* start PROVIDED DATA *

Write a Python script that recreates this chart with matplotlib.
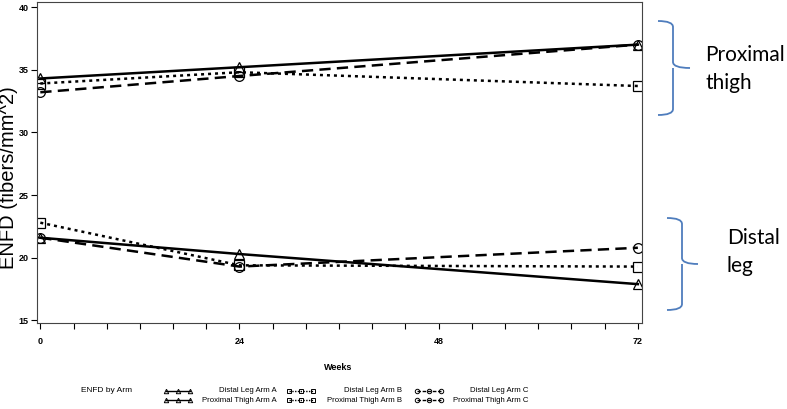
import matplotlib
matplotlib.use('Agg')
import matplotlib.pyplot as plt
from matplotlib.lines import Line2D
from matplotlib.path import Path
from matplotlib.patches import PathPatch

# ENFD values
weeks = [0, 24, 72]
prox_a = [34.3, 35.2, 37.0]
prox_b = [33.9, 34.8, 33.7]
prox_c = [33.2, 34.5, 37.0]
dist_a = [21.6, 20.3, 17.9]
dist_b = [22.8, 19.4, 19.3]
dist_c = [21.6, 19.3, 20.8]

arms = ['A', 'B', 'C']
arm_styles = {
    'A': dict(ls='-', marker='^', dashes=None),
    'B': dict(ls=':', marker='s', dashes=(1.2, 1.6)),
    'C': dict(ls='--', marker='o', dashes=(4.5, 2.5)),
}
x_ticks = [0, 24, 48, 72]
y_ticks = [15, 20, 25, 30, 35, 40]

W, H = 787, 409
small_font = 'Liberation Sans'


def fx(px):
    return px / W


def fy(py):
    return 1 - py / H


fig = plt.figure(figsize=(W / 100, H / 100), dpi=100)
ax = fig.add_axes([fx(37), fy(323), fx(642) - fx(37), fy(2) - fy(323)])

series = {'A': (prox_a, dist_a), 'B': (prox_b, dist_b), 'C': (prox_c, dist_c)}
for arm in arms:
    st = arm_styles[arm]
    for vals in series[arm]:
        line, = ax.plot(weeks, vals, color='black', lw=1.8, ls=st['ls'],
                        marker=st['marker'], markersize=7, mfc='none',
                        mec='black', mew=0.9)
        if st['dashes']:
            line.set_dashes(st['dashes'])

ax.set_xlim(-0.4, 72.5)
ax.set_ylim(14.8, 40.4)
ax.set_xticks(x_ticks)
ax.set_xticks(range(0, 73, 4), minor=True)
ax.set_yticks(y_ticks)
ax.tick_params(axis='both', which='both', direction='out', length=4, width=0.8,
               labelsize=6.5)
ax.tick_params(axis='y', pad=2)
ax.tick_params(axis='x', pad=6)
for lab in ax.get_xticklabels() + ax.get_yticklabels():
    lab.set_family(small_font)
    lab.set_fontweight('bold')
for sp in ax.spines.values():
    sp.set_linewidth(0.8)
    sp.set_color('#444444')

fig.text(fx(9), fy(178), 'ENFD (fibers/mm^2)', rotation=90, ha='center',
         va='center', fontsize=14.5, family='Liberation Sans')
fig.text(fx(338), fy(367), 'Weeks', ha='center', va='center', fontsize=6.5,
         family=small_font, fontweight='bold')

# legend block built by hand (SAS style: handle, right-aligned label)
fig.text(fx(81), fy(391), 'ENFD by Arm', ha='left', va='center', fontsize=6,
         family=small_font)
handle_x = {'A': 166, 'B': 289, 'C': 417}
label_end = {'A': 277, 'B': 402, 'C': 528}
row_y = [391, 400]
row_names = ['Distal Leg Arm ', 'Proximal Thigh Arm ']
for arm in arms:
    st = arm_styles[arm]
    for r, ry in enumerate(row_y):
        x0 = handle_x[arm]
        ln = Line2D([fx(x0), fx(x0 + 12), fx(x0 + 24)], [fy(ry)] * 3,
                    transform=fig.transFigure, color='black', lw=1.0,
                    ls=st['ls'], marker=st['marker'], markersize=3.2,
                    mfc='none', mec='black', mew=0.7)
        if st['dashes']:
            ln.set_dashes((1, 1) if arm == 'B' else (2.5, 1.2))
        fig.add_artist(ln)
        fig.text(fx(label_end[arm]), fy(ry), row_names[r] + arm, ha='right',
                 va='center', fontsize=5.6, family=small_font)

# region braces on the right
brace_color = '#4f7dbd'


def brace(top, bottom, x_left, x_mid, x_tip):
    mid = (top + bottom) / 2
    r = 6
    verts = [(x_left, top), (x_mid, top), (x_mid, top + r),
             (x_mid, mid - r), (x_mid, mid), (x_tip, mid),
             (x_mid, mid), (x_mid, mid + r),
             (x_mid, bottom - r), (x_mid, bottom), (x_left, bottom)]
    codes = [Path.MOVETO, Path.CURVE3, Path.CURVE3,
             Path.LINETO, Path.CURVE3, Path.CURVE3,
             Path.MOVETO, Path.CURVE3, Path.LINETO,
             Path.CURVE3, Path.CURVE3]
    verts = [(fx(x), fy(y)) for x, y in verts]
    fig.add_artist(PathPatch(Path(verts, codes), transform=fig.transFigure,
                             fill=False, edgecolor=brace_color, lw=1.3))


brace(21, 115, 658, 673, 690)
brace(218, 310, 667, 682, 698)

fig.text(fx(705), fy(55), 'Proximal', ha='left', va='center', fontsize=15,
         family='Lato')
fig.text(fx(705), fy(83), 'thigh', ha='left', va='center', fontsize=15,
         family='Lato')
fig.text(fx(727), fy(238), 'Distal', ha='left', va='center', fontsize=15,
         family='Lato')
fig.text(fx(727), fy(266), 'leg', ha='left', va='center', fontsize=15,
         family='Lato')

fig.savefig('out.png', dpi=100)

* end PROVIDED DATA *

WHAT IS NEEDED: Write out, word for word, the lines from the start of the data through the one holding "ax = fig.add_axes([fx(37), fy(323), fx(642)". Omit pictures.

OUTPUT BELOW:
Write a Python script that recreates this chart with matplotlib.
import matplotlib
matplotlib.use('Agg')
import matplotlib.pyplot as plt
from matplotlib.lines import Line2D
from matplotlib.path import Path
from matplotlib.patches import PathPatch

# ENFD values
weeks = [0, 24, 72]
prox_a = [34.3, 35.2, 37.0]
prox_b = [33.9, 34.8, 33.7]
prox_c = [33.2, 34.5, 37.0]
dist_a = [21.6, 20.3, 17.9]
dist_b = [22.8, 19.4, 19.3]
dist_c = [21.6, 19.3, 20.8]

arms = ['A', 'B', 'C']
arm_styles = {
    'A': dict(ls='-', marker='^', dashes=None),
    'B': dict(ls=':', marker='s', dashes=(1.2, 1.6)),
    'C': dict(ls='--', marker='o', dashes=(4.5, 2.5)),
}
x_ticks = [0, 24, 48, 72]
y_ticks = [15, 20, 25, 30, 35, 40]

W, H = 787, 409
small_font = 'Liberation Sans'


def fx(px):
    return px / W


def fy(py):
    return 1 - py / H


fig = plt.figure(figsize=(W / 100, H / 100), dpi=100)
ax = fig.add_axes([fx(37), fy(323), fx(642) - fx(37), fy(2) - fy(323)])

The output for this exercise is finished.